‘Airing the truth is not the same as concocting a lie; but neither must be made impossible’
Being denied access to any opinion loses us more than we can know. As John Stuart Mill explained in On Liberty, we have to be able to hear the whole range of opinion for two primary reasons. First, because what is kept from us may be true or contain a portion of truth. Second, because if we allow our opinions to go unchallenged our truth risks divorce from its rational roots, becoming a dogma too feeble to be sustained.
In the past month, Britain has seen two examples of censorship that warrant the sounding of the siren of Mill.
First, we saw the alleged attempted firebombing of the home of a London publisher who had been due to bring out The Jewel of Medina. This debut novel by Sherry Jones — which Gibson Square offered to publish after it was dropped by Random House — focuses on the relationship between Islam’s prophet and his favourite and youngest wife, Aisha.
In the wake of this incident, the novel’s publication has now been dropped a second time. Any but the most determined British readers, who may obtain copies from Serbia and other countries willing to publish the book, will now be unable to judge the book’s contents for themselves.
So what is the loss here? The truth is that it had begun even before the book was cancelled, indeed ever since Denise Spellberg, an associate professor at the University of Texas, who was sent the work objected to it on the basis that it took “sacred history” and turned it into “soft-core pornography”. This has now become the standard line of criticism of the work’s unread contents.
Leaving the “sacred history” claim aside, how can this story be seen as “soft-core”? Muhammad was in his early fifties when he married Aisha.
According to Muhammad al-Bukhari — one of the most respected compilers of Muhammad’s sayings — Aisha was then “a girl of six years of age, and he consummated that marriage when she was nine years old”.
This is, admittedly, awkward. So embarrassed was ex-nun Karen Armstrong that in one of her interminable books she portrays Aisha as having reached puberty at the time of her deflowering. Armstrong cites the Persian Muslim historian Abu Ja’far Muhammad al-Tabari to back up her claim. But Tabari actually quotes the following: “The Messenger of God married me when I was seven; my marriage was consummated when I was nine.”
But why, cowed critics always ask, do we even need to talk about this? I would suggest at least one reason to be getting on with. Western politicians routinely speak in praise of Muhammad and the tenets of the faith that he founded. That is fine. But holding up Muhammad as a moral guide whilst discussion of uncomfortable facts about him is made impossible means he is not the subject of critical inquiry, but solely of proselytising. At a time when every other religion is subject to critical inquiry, the advantage this gives Islam should be considered seriously. We are in the realm of Mill’s first justification for freedom of speech here: what is being said must be said because it is true; silencing the truth ennobles lies.

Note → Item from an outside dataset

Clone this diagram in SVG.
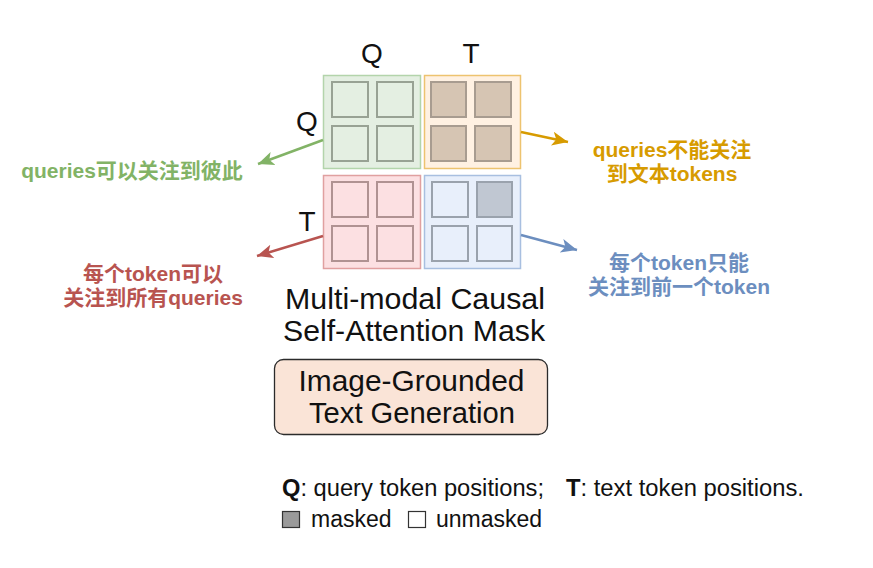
<svg xmlns="http://www.w3.org/2000/svg" width="873" height="568" viewBox="0 0 873 568">
<style>
.lbl{font-family:"Liberation Sans",Arial,Helvetica,sans-serif;fill:#111}
.ax{font-size:28px;text-anchor:middle}
.title{font-size:29.5px;text-anchor:middle}
.box{font-size:30px;text-anchor:middle}
.leg{font-size:23px}
.cn{font-family:"Liberation Sans","Noto Sans CJK SC",sans-serif;font-weight:bold;font-size:21px;text-anchor:middle}
.cell{stroke-width:2}
.conn{stroke-width:2.5;fill:none}
</style>
<defs>
<marker id="mg" markerUnits="userSpaceOnUse" markerWidth="18" markerHeight="16" refX="16" refY="7" orient="auto" viewBox="0 0 18 14"><path d="M0,0 L16,7 L0,14 L4,7 z" fill="#82b366"/></marker>
<marker id="mr" markerUnits="userSpaceOnUse" markerWidth="18" markerHeight="16" refX="16" refY="7" orient="auto" viewBox="0 0 18 14"><path d="M0,0 L16,7 L0,14 L4,7 z" fill="#b85450"/></marker>
<marker id="mo" markerUnits="userSpaceOnUse" markerWidth="18" markerHeight="16" refX="16" refY="7" orient="auto" viewBox="0 0 18 14"><path d="M0,0 L16,7 L0,14 L4,7 z" fill="#d79b00"/></marker>
<marker id="mb" markerUnits="userSpaceOnUse" markerWidth="18" markerHeight="16" refX="16" refY="7" orient="auto" viewBox="0 0 18 14"><path d="M0,0 L16,7 L0,14 L4,7 z" fill="#6c8ebf"/></marker>
</defs>
<rect width="873" height="568" fill="#ffffff"/>

<g id="axis-labels" class="lbl">
<text class="lbl ax" x="372" y="63">Q</text>
<text class="lbl ax" x="471" y="63">T</text>
<text class="lbl ax" x="307" y="131">Q</text>
<text class="lbl ax" x="307" y="231">T</text>
</g>

<g id="quad-QQ">
<rect x="323.5" y="75.5" width="97" height="93" fill="#e4efe2" stroke="#b3d4ab" stroke-width="1.5"/>
<g class="cell" fill="#e4efe2" stroke="#98a294">
<rect x="332" y="82" width="36" height="35"/><rect x="377" y="82" width="36" height="35"/>
<rect x="332" y="126" width="36" height="35"/><rect x="377" y="126" width="36" height="35"/>
</g>
</g>
<g id="quad-QT">
<rect x="424.5" y="75.5" width="96" height="93" fill="#fff1e2" stroke="#edc36f" stroke-width="1.5"/>
<g class="cell" fill="#d6c5b3" stroke="#a89c90">
<rect x="431" y="82" width="35" height="35"/><rect x="475" y="82" width="36" height="35"/>
<rect x="431" y="126" width="35" height="35"/><rect x="475" y="126" width="36" height="35"/>
</g>
</g>
<g id="quad-TQ">
<rect x="323.5" y="175.5" width="97" height="93" fill="#fce0e2" stroke="#e0a0a0" stroke-width="1.5"/>
<g class="cell" fill="#fce0e2" stroke="#b09292">
<rect x="332" y="182" width="36" height="35"/><rect x="377" y="182" width="36" height="35"/>
<rect x="332" y="226" width="36" height="35"/><rect x="377" y="226" width="36" height="35"/>
</g>
</g>
<g id="quad-TT">
<rect x="424.5" y="175.5" width="96" height="93" fill="#e8effb" stroke="#a8bfe0" stroke-width="1.5"/>
<g class="cell" stroke="#9aa2ad">
<rect x="432" y="182" width="36" height="35" fill="#e8effb"/><rect x="477" y="182" width="35" height="35" fill="#c0c7d2"/>
<rect x="432" y="226" width="36" height="35" fill="#e8effb"/><rect x="477" y="226" width="35" height="35" fill="#e8effb"/>
</g>
</g>

<g id="connectors">
<line class="conn" x1="323" y1="140" x2="258" y2="164" stroke="#82b366" marker-end="url(#mg)"/>
<line class="conn" x1="323" y1="236" x2="257" y2="256" stroke="#b85450" marker-end="url(#mr)"/>
<line class="conn" x1="521" y1="132" x2="568" y2="142" stroke="#d79b00" marker-end="url(#mo)"/>
<line class="conn" x1="521" y1="235" x2="577" y2="250" stroke="#6c8ebf" marker-end="url(#mb)"/>
</g>

<g id="note-green"><text class="cn" x="132" y="178" fill="#82b366">queries可以关注到彼此</text></g>
<g id="note-red">
<text class="cn" x="153" y="281" fill="#b85450">每个token可以</text>
<text class="cn" x="153" y="305" fill="#b85450">关注到所有queries</text>
</g>
<g id="note-orange">
<text class="cn" x="672" y="157" fill="#d79b00">queries不能关注</text>
<text class="cn" x="672" y="181" fill="#d79b00">到文本tokens</text>
</g>
<g id="note-blue">
<text class="cn" x="679" y="270" fill="#6c8ebf">每个token只能</text>
<text class="cn" x="679" y="294" fill="#6c8ebf">关注到前一个token</text>
</g>

<g id="title">
<text class="lbl title" x="415" y="309" textLength="260" lengthAdjust="spacingAndGlyphs">Multi-modal Causal</text>
<text class="lbl title" x="414" y="341" textLength="262" lengthAdjust="spacingAndGlyphs">Self-Attention Mask</text>
</g>

<g id="task-box">
<rect x="274.5" y="359.5" width="273" height="75" rx="9" fill="#fae4d7" stroke="#2b2b2b" stroke-width="1.3"/>
<text class="lbl box" x="411.5" y="391" textLength="226" lengthAdjust="spacingAndGlyphs">Image-Grounded</text>
<text class="lbl box" x="412" y="423" textLength="206" lengthAdjust="spacingAndGlyphs">Text Generation</text>
</g>

<g id="legend" class="lbl">
<text class="lbl leg" x="282" y="496" textLength="262" lengthAdjust="spacingAndGlyphs"><tspan font-weight="bold">Q</tspan>: query token positions;</text>
<text class="lbl leg" x="566" y="496" textLength="238" lengthAdjust="spacingAndGlyphs"><tspan font-weight="bold">T</tspan>: text token positions.</text>
<rect x="282.5" y="511.5" width="17" height="16" fill="#9a9a9a" stroke="#333" stroke-width="1.2"/>
<text class="lbl leg" x="311" y="527">masked</text>
<rect x="408.5" y="511.5" width="17" height="16" fill="#fff" stroke="#333" stroke-width="1.2"/>
<text class="lbl leg" x="436" y="527">unmasked</text>
</g>
</svg>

But with the other diminution of freedom of speech this past month we pass from the first of Mill’s defences to the second: the risk that an opinion being silenced might lead to the enfeeblement of truth.
In early October, an Australian “historian” called Frederick Toben was arrested as he passed through Heathrow. Held in custody under the European Arrest Warrant, he currently faces extradition to Germany for posting information on the internet of an “anti-Semitic or revisionist nature” which, while not illegal in Britain, constitutes a crime in Germany.
It is not currently hard to find people willing to condemn Holocaust denial or its near cousin, Holocaust diminishment. Nor, for now, is it hard to find experts who can refute Toben’s claims. But the question that the Toben case raises is whether, as the last survivors of the Holocaust die out, we want to risk a situation arising in which our most eloquent answer to Holocaust denial is a legal silencing. Deniers should be defeated in the open. For that to happen, the full range of opinions, including false ones, has to be available to us and succeeding generations, even when we are forced to hold our noses.
Sherry Jones has the right to mention Muhammad’s child-bride because it is a fact, borne out by the most distinguished Islamic scholars. Frederick Toben has the right to diminish the Holocaust because he forces us to know more and be better (not to get too Rumsfeld-ian) at knowing why we know what we know. Airing a truth is not the same thing as concocting a lie; but neither must be made impossible.
More books, not fewer, are needed. As John Milton famously put it, “As good almost kill a man as kill a good book.” Recent events suggest that there are people who would like to do both. They could have done with considering Milton’s follow-on point: “Who kills a man kills a reasonable creature, God’s image… he who destroys a good book, kills reason itself.”
Whether The Jewel of Medina is a good book or not, its loss will be a collective one.